--- TASK GOAL ---
In the material below, please retype the lines from the very first through the one with "from matplotlib.transforms import", exactly and without pictures.

--- SOURCE MATERIAL ---
::::::
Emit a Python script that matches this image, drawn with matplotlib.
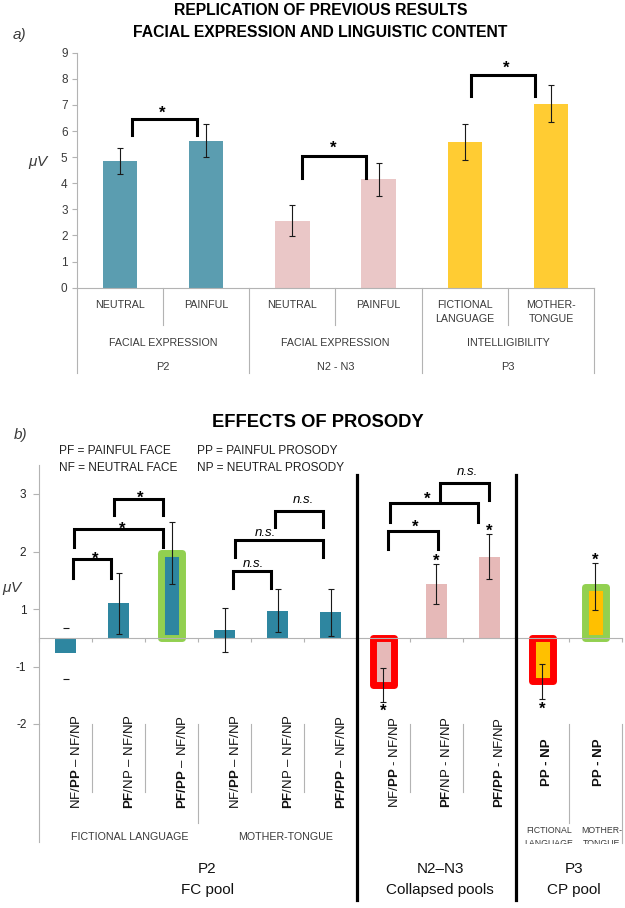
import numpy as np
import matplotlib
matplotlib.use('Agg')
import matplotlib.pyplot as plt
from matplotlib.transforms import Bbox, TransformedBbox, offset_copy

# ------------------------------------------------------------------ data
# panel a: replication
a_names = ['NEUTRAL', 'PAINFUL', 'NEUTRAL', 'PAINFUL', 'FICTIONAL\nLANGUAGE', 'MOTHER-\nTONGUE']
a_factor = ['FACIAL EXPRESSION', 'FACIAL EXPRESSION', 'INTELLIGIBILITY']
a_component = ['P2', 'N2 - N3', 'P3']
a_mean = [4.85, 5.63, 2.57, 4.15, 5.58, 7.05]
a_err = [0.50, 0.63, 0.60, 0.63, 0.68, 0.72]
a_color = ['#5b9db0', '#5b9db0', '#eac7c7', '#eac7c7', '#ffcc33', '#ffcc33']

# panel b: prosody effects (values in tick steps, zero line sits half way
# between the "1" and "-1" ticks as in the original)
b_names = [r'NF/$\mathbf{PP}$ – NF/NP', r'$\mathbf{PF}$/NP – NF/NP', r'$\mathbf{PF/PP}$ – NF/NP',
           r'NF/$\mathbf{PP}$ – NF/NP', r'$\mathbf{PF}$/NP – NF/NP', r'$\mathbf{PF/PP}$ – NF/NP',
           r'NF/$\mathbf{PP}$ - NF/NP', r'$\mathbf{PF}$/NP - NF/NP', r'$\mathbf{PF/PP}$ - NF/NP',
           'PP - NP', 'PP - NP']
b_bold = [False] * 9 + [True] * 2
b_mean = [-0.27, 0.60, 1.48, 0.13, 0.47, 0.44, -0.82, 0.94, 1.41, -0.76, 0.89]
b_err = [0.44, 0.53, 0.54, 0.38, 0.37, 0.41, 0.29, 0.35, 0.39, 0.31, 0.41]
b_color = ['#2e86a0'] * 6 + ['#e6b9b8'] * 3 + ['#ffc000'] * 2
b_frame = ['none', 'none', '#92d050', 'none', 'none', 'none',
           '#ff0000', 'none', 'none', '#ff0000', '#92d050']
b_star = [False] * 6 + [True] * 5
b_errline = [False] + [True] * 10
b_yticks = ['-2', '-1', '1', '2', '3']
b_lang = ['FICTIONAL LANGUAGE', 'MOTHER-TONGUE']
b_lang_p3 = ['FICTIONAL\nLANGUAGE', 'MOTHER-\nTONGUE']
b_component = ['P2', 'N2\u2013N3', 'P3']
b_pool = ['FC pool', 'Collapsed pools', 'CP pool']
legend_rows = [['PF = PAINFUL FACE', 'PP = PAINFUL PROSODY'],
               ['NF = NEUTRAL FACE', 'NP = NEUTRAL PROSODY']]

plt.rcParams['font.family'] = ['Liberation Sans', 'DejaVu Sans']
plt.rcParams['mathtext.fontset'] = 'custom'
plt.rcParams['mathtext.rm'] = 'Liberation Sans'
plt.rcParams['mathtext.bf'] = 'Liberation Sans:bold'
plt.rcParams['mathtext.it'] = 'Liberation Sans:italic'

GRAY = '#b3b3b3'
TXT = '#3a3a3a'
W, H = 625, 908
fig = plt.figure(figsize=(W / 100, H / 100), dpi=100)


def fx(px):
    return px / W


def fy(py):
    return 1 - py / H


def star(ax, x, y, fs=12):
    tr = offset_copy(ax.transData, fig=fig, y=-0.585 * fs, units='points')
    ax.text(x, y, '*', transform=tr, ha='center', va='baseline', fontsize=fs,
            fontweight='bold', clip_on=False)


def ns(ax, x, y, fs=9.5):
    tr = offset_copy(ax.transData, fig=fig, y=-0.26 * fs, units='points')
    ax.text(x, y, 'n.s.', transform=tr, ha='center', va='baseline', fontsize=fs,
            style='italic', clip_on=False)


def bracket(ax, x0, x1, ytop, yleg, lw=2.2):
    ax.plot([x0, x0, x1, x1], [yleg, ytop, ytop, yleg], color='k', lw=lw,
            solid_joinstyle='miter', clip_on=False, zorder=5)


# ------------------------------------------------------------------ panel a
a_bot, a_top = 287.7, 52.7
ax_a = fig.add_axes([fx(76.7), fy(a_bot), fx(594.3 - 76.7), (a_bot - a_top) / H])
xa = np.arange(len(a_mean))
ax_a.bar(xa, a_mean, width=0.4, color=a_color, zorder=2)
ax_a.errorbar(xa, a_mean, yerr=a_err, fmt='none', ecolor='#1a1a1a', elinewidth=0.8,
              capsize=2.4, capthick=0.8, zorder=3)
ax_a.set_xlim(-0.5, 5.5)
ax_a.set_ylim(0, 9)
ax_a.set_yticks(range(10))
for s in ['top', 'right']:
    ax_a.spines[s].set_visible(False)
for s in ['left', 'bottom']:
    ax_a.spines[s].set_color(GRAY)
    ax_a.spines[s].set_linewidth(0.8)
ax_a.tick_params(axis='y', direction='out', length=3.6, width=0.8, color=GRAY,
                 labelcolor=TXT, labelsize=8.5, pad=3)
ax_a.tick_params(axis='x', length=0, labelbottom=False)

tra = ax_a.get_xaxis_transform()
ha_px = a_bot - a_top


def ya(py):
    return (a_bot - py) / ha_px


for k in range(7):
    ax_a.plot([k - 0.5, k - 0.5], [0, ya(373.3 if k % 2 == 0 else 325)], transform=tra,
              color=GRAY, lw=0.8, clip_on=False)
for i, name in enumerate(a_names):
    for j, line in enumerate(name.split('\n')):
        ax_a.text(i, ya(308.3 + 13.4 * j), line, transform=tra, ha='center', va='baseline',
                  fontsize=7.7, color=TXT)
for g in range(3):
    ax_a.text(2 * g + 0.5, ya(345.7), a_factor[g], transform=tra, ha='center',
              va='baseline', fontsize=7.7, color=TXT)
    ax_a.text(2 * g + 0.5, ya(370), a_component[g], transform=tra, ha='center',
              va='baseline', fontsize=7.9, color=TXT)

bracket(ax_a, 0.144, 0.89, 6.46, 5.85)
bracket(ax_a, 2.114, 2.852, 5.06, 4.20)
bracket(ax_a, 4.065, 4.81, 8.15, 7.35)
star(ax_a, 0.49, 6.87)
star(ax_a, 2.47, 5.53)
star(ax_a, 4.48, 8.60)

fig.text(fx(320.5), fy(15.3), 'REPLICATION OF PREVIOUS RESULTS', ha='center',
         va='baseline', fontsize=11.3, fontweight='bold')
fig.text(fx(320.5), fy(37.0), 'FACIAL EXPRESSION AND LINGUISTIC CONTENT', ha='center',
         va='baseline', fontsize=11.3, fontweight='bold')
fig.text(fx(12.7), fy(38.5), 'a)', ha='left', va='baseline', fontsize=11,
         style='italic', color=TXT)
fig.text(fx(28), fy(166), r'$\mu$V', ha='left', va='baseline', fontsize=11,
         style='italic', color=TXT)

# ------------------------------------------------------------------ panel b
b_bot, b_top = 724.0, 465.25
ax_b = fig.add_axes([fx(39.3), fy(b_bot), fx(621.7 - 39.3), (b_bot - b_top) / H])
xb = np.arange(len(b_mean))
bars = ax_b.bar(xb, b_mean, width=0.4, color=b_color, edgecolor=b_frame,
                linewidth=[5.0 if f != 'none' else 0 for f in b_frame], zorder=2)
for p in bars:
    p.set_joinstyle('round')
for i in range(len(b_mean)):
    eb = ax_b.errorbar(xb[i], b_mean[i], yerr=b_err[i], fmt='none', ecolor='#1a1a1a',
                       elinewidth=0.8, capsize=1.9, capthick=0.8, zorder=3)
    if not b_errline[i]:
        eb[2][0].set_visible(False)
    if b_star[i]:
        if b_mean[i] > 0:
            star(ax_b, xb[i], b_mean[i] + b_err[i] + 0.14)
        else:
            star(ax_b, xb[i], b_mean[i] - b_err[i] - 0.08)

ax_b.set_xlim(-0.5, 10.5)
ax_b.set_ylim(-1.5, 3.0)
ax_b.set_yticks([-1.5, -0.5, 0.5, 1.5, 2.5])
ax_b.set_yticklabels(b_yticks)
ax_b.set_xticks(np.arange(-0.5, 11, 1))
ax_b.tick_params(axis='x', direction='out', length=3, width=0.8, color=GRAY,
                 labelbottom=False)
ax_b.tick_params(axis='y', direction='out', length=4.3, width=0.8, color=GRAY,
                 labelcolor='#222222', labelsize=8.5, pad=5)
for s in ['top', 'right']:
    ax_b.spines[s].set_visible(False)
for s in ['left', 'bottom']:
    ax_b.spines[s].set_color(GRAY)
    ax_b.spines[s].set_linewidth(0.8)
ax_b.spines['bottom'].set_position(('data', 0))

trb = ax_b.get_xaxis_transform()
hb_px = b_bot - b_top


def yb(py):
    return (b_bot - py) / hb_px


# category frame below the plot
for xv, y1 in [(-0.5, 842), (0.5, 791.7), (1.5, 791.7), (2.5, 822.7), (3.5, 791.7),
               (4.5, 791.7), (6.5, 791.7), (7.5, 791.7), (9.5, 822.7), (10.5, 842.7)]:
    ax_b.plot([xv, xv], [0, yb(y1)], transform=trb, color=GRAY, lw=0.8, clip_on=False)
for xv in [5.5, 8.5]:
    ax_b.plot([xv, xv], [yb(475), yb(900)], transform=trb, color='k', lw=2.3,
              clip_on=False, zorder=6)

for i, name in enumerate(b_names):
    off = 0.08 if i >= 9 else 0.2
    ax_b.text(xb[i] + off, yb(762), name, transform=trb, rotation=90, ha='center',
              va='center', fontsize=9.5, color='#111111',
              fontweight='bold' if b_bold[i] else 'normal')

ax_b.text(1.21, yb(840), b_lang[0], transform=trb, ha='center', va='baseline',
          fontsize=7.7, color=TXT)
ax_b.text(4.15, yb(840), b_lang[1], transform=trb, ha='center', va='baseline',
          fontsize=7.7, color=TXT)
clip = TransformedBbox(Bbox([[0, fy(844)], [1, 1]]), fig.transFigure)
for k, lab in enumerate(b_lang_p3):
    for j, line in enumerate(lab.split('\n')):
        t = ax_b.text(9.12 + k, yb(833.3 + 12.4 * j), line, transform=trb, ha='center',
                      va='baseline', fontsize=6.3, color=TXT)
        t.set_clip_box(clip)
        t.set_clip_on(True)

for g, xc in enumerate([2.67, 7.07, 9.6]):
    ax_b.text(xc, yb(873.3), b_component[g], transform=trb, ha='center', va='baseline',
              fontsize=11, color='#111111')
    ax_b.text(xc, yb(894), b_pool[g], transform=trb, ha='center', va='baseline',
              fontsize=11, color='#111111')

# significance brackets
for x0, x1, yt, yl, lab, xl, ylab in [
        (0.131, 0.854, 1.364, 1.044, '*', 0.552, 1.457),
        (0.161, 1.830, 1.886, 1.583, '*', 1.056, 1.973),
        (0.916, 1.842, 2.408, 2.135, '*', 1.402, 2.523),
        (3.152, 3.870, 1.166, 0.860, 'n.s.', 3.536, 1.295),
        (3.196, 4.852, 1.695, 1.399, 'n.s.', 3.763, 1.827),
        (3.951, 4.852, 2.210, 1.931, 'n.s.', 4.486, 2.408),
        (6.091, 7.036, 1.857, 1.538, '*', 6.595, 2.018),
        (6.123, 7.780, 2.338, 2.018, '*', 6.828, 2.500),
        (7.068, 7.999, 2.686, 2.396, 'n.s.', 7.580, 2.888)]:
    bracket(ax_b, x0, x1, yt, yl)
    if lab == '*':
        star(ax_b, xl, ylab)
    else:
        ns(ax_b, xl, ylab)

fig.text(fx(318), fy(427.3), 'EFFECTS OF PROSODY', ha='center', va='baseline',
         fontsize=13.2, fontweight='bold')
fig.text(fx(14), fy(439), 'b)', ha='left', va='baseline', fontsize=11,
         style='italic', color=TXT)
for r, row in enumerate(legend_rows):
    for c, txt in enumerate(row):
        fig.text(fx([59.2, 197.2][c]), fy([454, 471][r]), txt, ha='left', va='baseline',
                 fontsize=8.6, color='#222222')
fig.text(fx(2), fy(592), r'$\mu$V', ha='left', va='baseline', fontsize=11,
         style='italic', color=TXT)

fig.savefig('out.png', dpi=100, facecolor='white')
::::::
--- REPLY TO THE TASK ---
Emit a Python script that matches this image, drawn with matplotlib.
import numpy as np
import matplotlib
matplotlib.use('Agg')
import matplotlib.pyplot as plt
from matplotlib.transforms import Bbox, TransformedBbox, offset_copy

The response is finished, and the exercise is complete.